Q: Can I use a regular plug-in RCD tester to verify DC protection?
A: No. Standard RCD testers only test AC (Type AC) or pulsating DC (Type A) fault currents. They cannot generate the smooth DC current required to verify the 6mA threshold of an RDC-DD. You must use a tester compliant with IEC 62955.

Q: What is the difference between 6mA DC and 30mA AC trip thresholds?
A: 30mA AC is the threshold for human safety against electrocution (ventricular fibrillation). 6mA DC is an equipment protection threshold—it ensures that DC leakage does not saturate (blind) the upstream Type A RCD, which would stop it from detecting AC faults.

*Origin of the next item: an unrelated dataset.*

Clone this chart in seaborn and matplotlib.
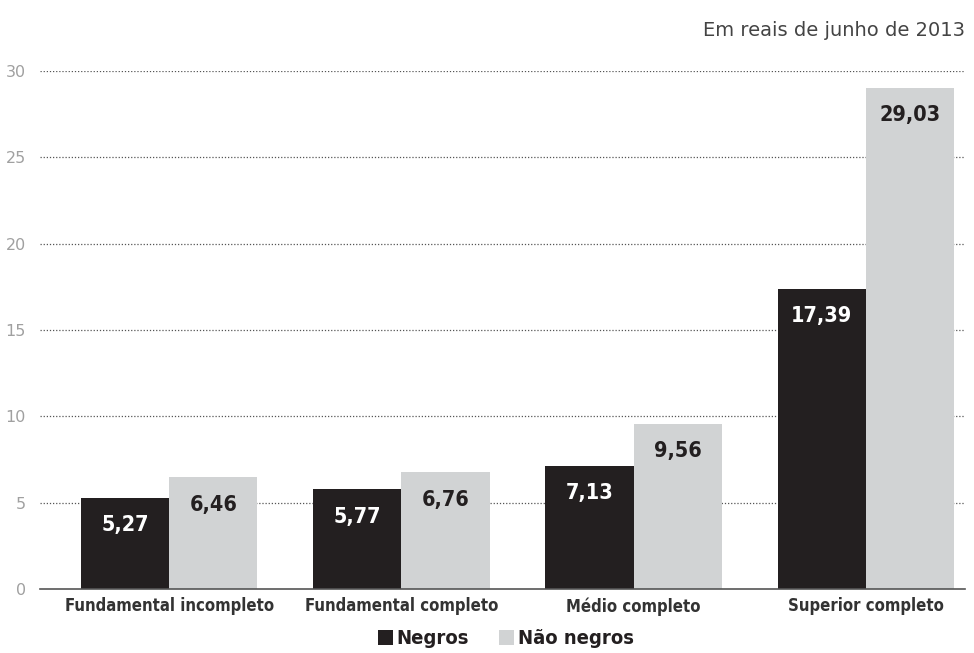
import matplotlib
matplotlib.use("Agg")
import matplotlib.pyplot as plt
import seaborn as sns
import pandas as pd
from matplotlib.patches import Patch
from matplotlib import font_manager
from matplotlib.font_manager import FontProperties

categories = ["Fundamental incompleto", "Fundamental completo", "Médio completo", "Superior completo"]
negros = [5.27, 5.77, 7.13, 17.39]
nao_negros = [6.46, 6.76, 9.56, 29.03]
series_names = ["Negros", "Não negros"]
y_ticks = [0, 5, 10, 15, 20, 25, 30]
subtitle = "Em reais de junho de 2013"

sns.set_style("white")
plt.rcParams['font.family'] = ['DejaVu Sans']

# find a bold condensed font if one is installed
cond_file = None
cands = []
for f in font_manager.fontManager.ttflist:
    nm = (f.name + " " + f.fname).lower()
    is_cond = ("condensed" in nm or "narrow" in nm or f.stretch in ("condensed", "semi-condensed", 600, 700))
    wt = f.weight if isinstance(f.weight, int) else (700 if "bold" in str(f.weight) else 400)
    if is_cond and wt >= 700 and "italic" not in nm and "oblique" not in nm and f.style == "normal":
        cands.append(f)
cands.sort(key=lambda f: (0 if "dejavu" in f.fname.lower() else 1, f.fname))
if cands:
    cond_file = cands[0].fname

def bprop(size):
    if cond_file:
        return FontProperties(fname=cond_file, size=size)
    return FontProperties(family="DejaVu Sans", weight="bold", size=size * 0.85)

df = pd.DataFrame({
    "cat": categories * 2,
    "val": negros + nao_negros,
    "grp": [series_names[0]] * 4 + [series_names[1]] * 4,
})

colors = {"Negros": "#231f20", "Não negros": "#d1d3d4"}

fig = plt.figure(figsize=(9.74, 6.53), dpi=100)
ax = fig.add_axes([40/974, 1-589/653, 925/974, (589-71)/653])
sns.barplot(data=df, x="cat", y="val", hue="grp", palette=colors, width=0.76,
            ax=ax, legend=False, saturation=1, linewidth=0)

ax.set_ylim(0, 30)
ax.set_xlim(-0.556, 3.427)
ax.set_yticks(y_ticks)
ax.set_yticklabels([str(t) for t in y_ticks], fontsize=11.5, color="#a0a0a0", family="DejaVu Sans")
ax.tick_params(axis="y", length=0, pad=10)
ax.tick_params(axis="x", length=0, pad=6)
ax.set_xticks(range(len(categories)))
ax.set_xticklabels(categories, fontproperties=bprop(12), color="#333333")
ax.set_xlabel("")
ax.set_ylabel("")
for s in ["top", "right", "left"]:
    ax.spines[s].set_visible(False)
ax.spines["bottom"].set_color("#555555")
ax.spines["bottom"].set_linewidth(1.2)
ax.set_axisbelow(True)
for t in y_ticks[1:]:
    ax.axhline(t, color="#555555", lw=0.9, ls=(0, (1, 1.5)), zorder=0)

for cont, txtcol in zip(ax.containers, ["white", "#231f20"]):
    for bar in cont:
        h = bar.get_height()
        ax.annotate(f"{h:.2f}".replace(".", ","),
                    (bar.get_x() + bar.get_width() / 2, h),
                    xytext=(0, -12.5), textcoords="offset points",
                    ha="center", va="top", fontproperties=bprop(15.5), color=txtcol)

fig.text(965/974, 1-30/653, subtitle, ha="right", va="center", fontsize=14,
         color="#444444", family="DejaVu Sans")

handles = [Patch(facecolor=colors[n], edgecolor="none", label=n) for n in series_names]
leg = fig.legend(handles=handles, loc="center", bbox_to_anchor=(506/974, 1-639/653), ncol=2,
                 frameon=False, handlelength=0.75, handleheight=0.75, handletextpad=0.2,
                 columnspacing=1.5, prop=bprop(14.5))
for t in leg.get_texts():
    t.set_color("#231f20")

fig.savefig("out.png", dpi=100)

Q: Do I need to test DC protection if the charger has a built-in RDC-DD?
A: Yes. Even built-in devices must be verified during commissioning to ensure they are functioning correctly and have not been damaged during transport or installation. See How to Check RCCB Functionality.

Q: How often should DC protection be retested?
A: IEC 61851 recommends periodic inspection. In commercial environments, we recommend re-testing annually or whenever the unit undergoes maintenance or firmware updates.

Q: Can DC leakage really “blind” a Type A RCD? How?
A: Yes. DC current creates a constant magnetic flux in the RCD’s sensing core. This pushes the core into magnetic saturation. Once saturated, the core can no longer detect the alternating magnetic field caused by an AC earth fault, meaning the RCD won’t trip when it needs to.

Q: What is the difference between RDC-DD and RDC-PD?
A: An RDC-DD (Residual Direct Current Detecting Device) only detects the fault and signals a separate switching device (like a contactor) to open. An RDC-PD (Residual Direct Current Protective Device) is an all-in-one unit that includes the detection and the mechanical circuit breaker/switch in a single housing.

Q: Does temperature affect the 6mA trip threshold?
A: It can. Extreme temperatures can alter the permeability of the sensing core materials. VIOX components are designed with temperature compensation, but it is always best to test within the rated ambient range of the equipment.